Why Llamas Could Be Holding The Secrets to HIV/AIDS Vaccine and Cure
A team of medical researchers from the University College London (UCL) and Scripps Research Institute conducted a research on South American llamas’ antibodies. The research found that llamas could be holding the secret to the much sort after Human Immunodeficiency Virus (HIV) vaccines and cure for Acquired Immune Deficiency Syndrome (AIDS).
According to the team of researchers, llamas’ antibodies have proven to be effective in fighting off up to 60 strains of the HIV virus. This would be a landmark success in medicine in the fight against HIV/AIDS.
Ever since the first reported case of HIV infection, the medical science fraternity all over the world has been in a tight race to come up with a vaccine or a cure for the fatal disease. The closest to HIV vaccine and AIDS’ cure that medical scientists have gotten, is by coming up with treatments that only relieves the symptoms and delays its progression.

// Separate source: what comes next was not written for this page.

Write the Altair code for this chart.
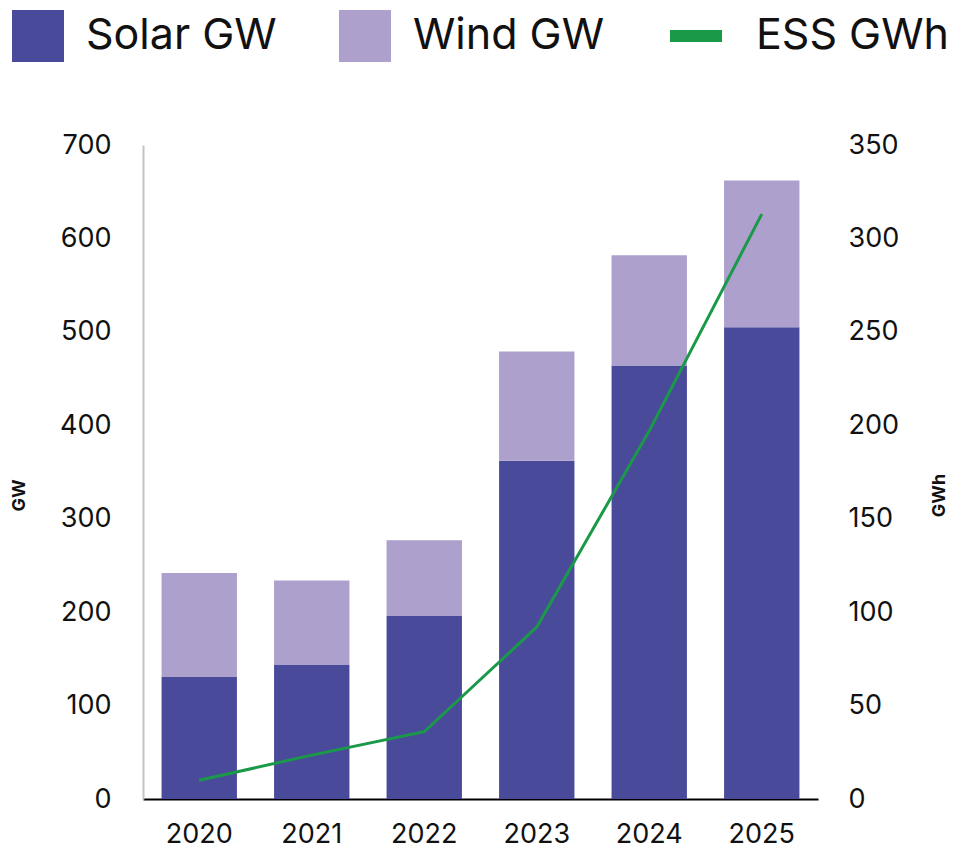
import altair as alt
import pandas as pd

years = ["2020", "2021", "2022", "2023", "2024", "2025"]
solar_gw = [131, 144, 196, 362, 464, 505]
wind_gw = [111, 90, 81, 117, 118, 157]
ess_gwh = [10, 23.5, 36, 92, 197, 313]

series_bars = ["Solar GW", "Wind GW"]
bar_colors = ["#4a4a9a", "#ada0cc"]
line_color = "#1a9a48"

bars_df = pd.DataFrame({
    "year": years * 2,
    "series": [series_bars[0]] * len(years) + [series_bars[1]] * len(years),
    "value": solar_gw + wind_gw,
    "ord": [0] * len(years) + [1] * len(years),
})
line_df = pd.DataFrame({"year": years, "series": ["ESS GWh"] * len(years), "value": ess_gwh})

FONT = "Inter"

x_enc = alt.X(
    "year:N", sort=years, title=None,
    scale=alt.Scale(paddingInner=0.33, paddingOuter=0.165),
    axis=alt.Axis(labelAngle=0, ticks=False, domainColor="#000000", domainWidth=2,
                  labelFontSize=27, labelColor="#111111", labelPadding=22, labelFont=FONT),
)

bars = alt.Chart(bars_df).mark_bar().encode(
    x=x_enc,
    y=alt.Y("value:Q", stack="zero", title="GW",
            scale=alt.Scale(domain=[0, 700]),
            axis=alt.Axis(values=list(range(0, 701, 100)), ticks=False, grid=False,
                          domainColor="#c4c4c4", domainWidth=2,
                          labelFontSize=27, labelColor="#111111", labelPadding=32, labelFont=FONT,
                          titleFont=FONT, titleFontSize=18, titleFontWeight="bold", titleColor="#111111",
                          titleAngle=-90, titleX=-124, titleY=350, titleAlign="center", titleBaseline="middle")),
    fill=alt.Fill("series:N", title=None,
                  scale=alt.Scale(domain=series_bars, range=bar_colors),
                  legend=alt.Legend(orient="none", legendX=-131, legendY=-135, direction="horizontal",
                                    symbolType="square", symbolSize=2704, symbolStrokeWidth=0,
                                    labelFontSize=43, labelFont=FONT, labelColor="#111111",
                                    labelOffset=22, columnPadding=62, labelLimit=400)),
    order=alt.Order("ord:Q", sort="ascending"),
)

line = alt.Chart(line_df).mark_line(strokeWidth=3).encode(
    x=alt.X("year:N", sort=years),
    y=alt.Y("value:Q", title="GWh",
            scale=alt.Scale(domain=[0, 350]),
            axis=alt.Axis(orient="right", values=list(range(0, 351, 50)), ticks=False, grid=False,
                          domain=False,
                          labelFontSize=27, labelColor="#111111", labelPadding=30, labelFont=FONT,
                          titleFont=FONT, titleFontSize=18, titleFontWeight="bold", titleColor="#111111",
                          titleAngle=-90, titleX=121, titleY=350, titleAlign="center", titleBaseline="middle")),
    stroke=alt.Stroke("series:N", title=None,
                      scale=alt.Scale(domain=["ESS GWh"], range=[line_color]),
                      legend=alt.Legend(orient="none", legendX=521, legendY=-141, direction="horizontal",
                                        symbolType="stroke", symbolSize=2704, symbolStrokeWidth=12,
                                        labelFontSize=43, labelFont=FONT, labelColor="#111111",
                                        labelOffset=28, labelLimit=400)),
)

chart = alt.layer(bars, line).resolve_scale(y="independent").properties(
    width=675, height=654,
    autosize=alt.AutoSizeParams(type="none"),
    padding={"left": 135, "top": 137, "right": 132, "bottom": 50},
).configure(font=FONT).configure_view(stroke=None)

chart.save("out.html", embed_options={"renderer": "svg", "actions": False})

Dr. Laura McCoy from UCL, who was also the lead researcher for the team said that llamas’ antibodies produce “neutralizing antibodies,” that are absent in the human body. Also in the team, was Prof Robin Weiss, an HIV expert and Theo Verrips, an expert in llama antibodies.
The trio discovered a combination of four antibodies present in llamas that can destroy up to 60 strains of the HIV virus.
Dr. McCoy said, “This shows that immunization can induce potent and broadly neutralizing antibodies in llamas with features similar to human antibodies, and provide a framework to analyze the effectiveness of immunization protocols.”
However, it is impossible for the human body to produce llamas’ antibodies. Hence, researchers are floating the idea of possibly injecting llama’s antibodies into the human body, but critics argue that this could lead to undesirable reactions by the human body. Thus, they have resolved to come up with a more effective and safe ways of conducting such procedures.
One of the possible solutions presented so far by scientists is to have the llamas’ antibodies genetically modified. By editing their genes and influence how those cells will work when inside the human body.
Stats from the World Health Organization (WHO) show that ever the first reported case of HIV infection, there has now been up to 78 million people infected with HIV virus. Out of this figure, 39 million people have succumbed to the virus. It is estimated that by the end of 2013, up to 35 million (33.2 – 37.2 million) people were reported living with the virus.
Sub-Saharan Africa has been the hardest hit region with the HIV virus compared to other parts of the world. According to WHO, 71% of the people in the world living with the virus, are in sub-Saharan Africa. That translates to about 1 person in every 20 adults has the virus.